Buttered kale with toasted chestnuts & nutmeg

Think of this as a more robust Autumnal version of creamed spinach. There is a lot of fat content in this dish, but just think how much money you will save on the heating bills this winter with your newfound added layer of insulation! To add insult to injury, you cook this dish until most of the nutrients of the kale have long since left the building, but the end result is absolutely delicious. It has an almost fudge-like quality on top of the delicious earthiness from the kale and layer of spice from the nutmeg. The crispy kale (a bit like Chinese takeaway seaweed) not only hides what, let’s be honest, isn’t much of a looker underneath, it more importantly adds a layer of textural contrast and savoury pop. If making this, I would serve with some simple baked potatoes and the O’Hagan sausage perhaps, or alongside the osso bucco or roast chicken thighs.
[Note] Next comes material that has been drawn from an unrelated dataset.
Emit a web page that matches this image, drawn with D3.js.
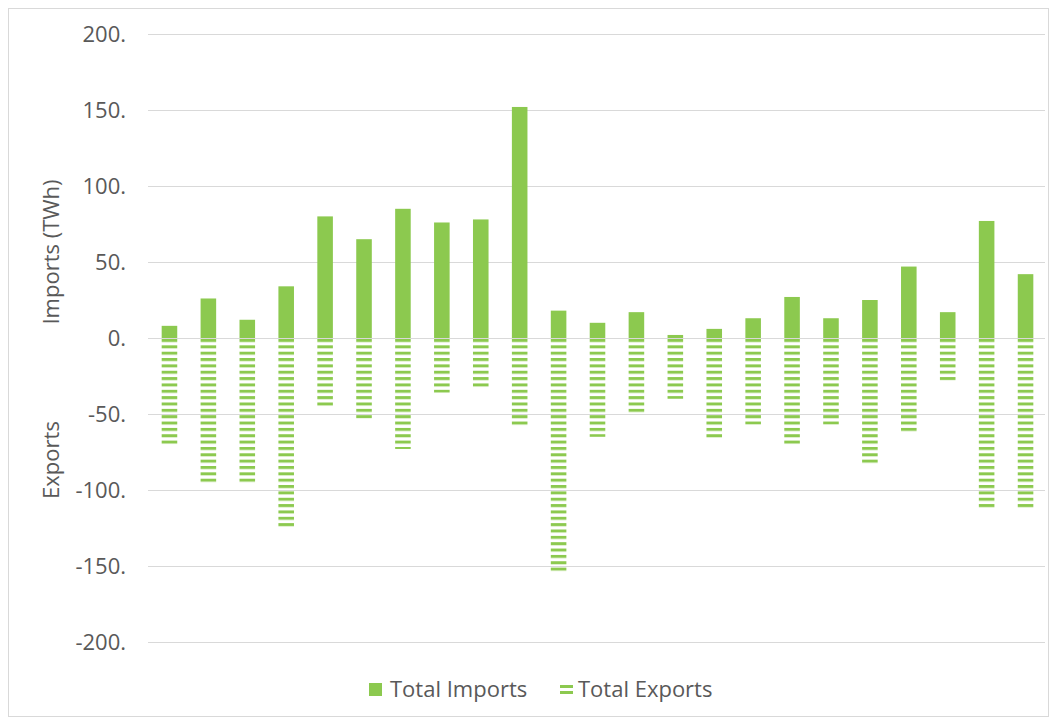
<!DOCTYPE html>
<html>
<head>
<meta charset="utf-8">
<script src="https://cdn.jsdelivr.net/npm/d3@7"></script>
<style>
  body { margin: 0; background: #fff; }
  text { font-family: "Open Sans", "Noto Sans", sans-serif; fill: #595959; }
</style>
</head>
<body>
<script>
// chart data (TWh)
var categories = [1,2,3,4,5,6,7,8,9,10,11,12,13,14,15,16,17,18,19,20,21,22,23];
var imports = [8, 26, 12, 34, 80, 65, 85, 76, 78, 152, 18, 10, 17, 2, 6, 13, 27, 13, 25, 47, 17, 77, 42];
var exports = [-70, -96, -96, -125, -45, -53, -73, -36, -33, -58, -154, -65, -50, -40, -66, -57, -70, -57, -83, -62, -28, -113, -112];
var yTicks = [200, 150, 100, 50, 0, -50, -100, -150, -200];
var seriesNames = ['Total Imports', 'Total Exports'];

var green = '#8cc94f';

var svg = d3.select('body').append('svg').attr('width', 1056).attr('height', 720);

// chart border
svg.append('rect')
  .attr('x', 8.5).attr('y', 8.5).attr('width', 1040).attr('height', 708)
  .attr('fill', '#fff').attr('stroke', '#d9d9d9');

// stripe pattern for exports
var defs = svg.append('defs');
var pat = defs.append('pattern')
  .attr('id', 'stripes')
  .attr('patternUnits', 'userSpaceOnUse')
  .attr('width', 20).attr('height', 6.35)
  .attr('y', 339);
pat.append('rect').attr('x', 0).attr('y', 0).attr('width', 20).attr('height', 3).attr('fill', green);

var x = d3.scaleBand().domain(categories).range([150, 1045]).paddingInner(0.6).paddingOuter(0.3);
var y = d3.scaleLinear().domain([-200, 200]).range([642, 34]);

// gridlines + tick labels
var yAxis = d3.axisLeft(y).tickValues(yTicks).tickSize(-(1045 - 148)).tickFormat(d => d + '.');
var gAxis = svg.append('g').attr('transform', 'translate(148,0)').call(yAxis);
gAxis.select('.domain').remove();
gAxis.selectAll('line').attr('stroke', '#d9d9d9').attr('stroke-width', 1);
gAxis.selectAll('text')
  .attr('x', -22).attr('dy', '0.35em')
  .style('font-size', '22px').attr('fill', '#595959');

// imports
svg.selectAll('rect.imp')
  .data(imports)
  .enter().append('rect')
    .attr('class', 'imp')
    .attr('x', (d, i) => x(categories[i]))
    .attr('width', x.bandwidth())
    .attr('y', d => y(d))
    .attr('height', d => y(0) - y(d))
    .attr('fill', green);

// exports
svg.selectAll('rect.exp')
  .data(exports)
  .enter().append('rect')
    .attr('class', 'exp')
    .attr('x', (d, i) => x(categories[i]))
    .attr('width', x.bandwidth())
    .attr('y', y(0) + 1)
    .attr('height', d => y(d) - y(0) - 1)
    .attr('fill', 'url(#stripes)');

// axis titles
svg.append('text')
  .attr('transform', 'translate(59,252) rotate(-90)')
  .attr('text-anchor', 'middle')
  .style('font-size', '22px')
  .text('Imports (TWh)');
svg.append('text')
  .attr('transform', 'translate(59,460) rotate(-90)')
  .attr('text-anchor', 'middle')
  .style('font-size', '22px')
  .text('Exports');

// legend
var leg = svg.append('g');
leg.append('rect').attr('x', 369).attr('y', 683).attr('width', 13).attr('height', 13).attr('fill', green);
leg.append('text').attr('x', 390).attr('y', 697).style('font-size', '22px').text(seriesNames[0]);
leg.append('rect').attr('x', 560).attr('y', 685).attr('width', 13).attr('height', 3).attr('fill', green);
leg.append('rect').attr('x', 560).attr('y', 691).attr('width', 13).attr('height', 3).attr('fill', green);
leg.append('text').attr('x', 578).attr('y', 697).style('font-size', '22px').text(seriesNames[1]);
</script>
</body>
</html>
I love recipes such as this where the very small list of ingredients belies the complexity and deliciousness of the end result.

Buttered kale with chestnuts

250g Picked kale, washed

100g Whipping cream

1      Small garlic clove, minced

100g Butter, diced

100g Cooked chestnuts, halved

1/8th Nutmeg, microplaned

Pinch Salt

-       Blanch the kale for 5 mins in boiling lightly salted water until tender, then refresh in ice water.

-       Squeeze dry then finely chop.

-       Heat the cream with the garlic in a medium pan.

-       Add the kale, cover with a lid and cook until simmering and hot throughout, then monte in the butter, add the chestnuts and the nutmeg. 

-       Cook for about 15 mins on a low heat until a delicious mulch is achieved. 

-       During this time, fry the kale as below. 

-       Transfer the kale and chestnut compote into a serving bowl and top with the crispy kale.

Crispy kale

         Neutral frying oil, such as vegetable or sunflower

100g Kale, picked down into small leaves

Pinch Salt

Pinch Caster sugar

-       Heat the oil to 190C and fry the kale until crispy but not browned. It should remain green and will only take a few seconds.

-       Drain with a slotted spoon onto a baking tray lined with absorbent paper, then season lightly with fine salt and caster sugar whilst still warm.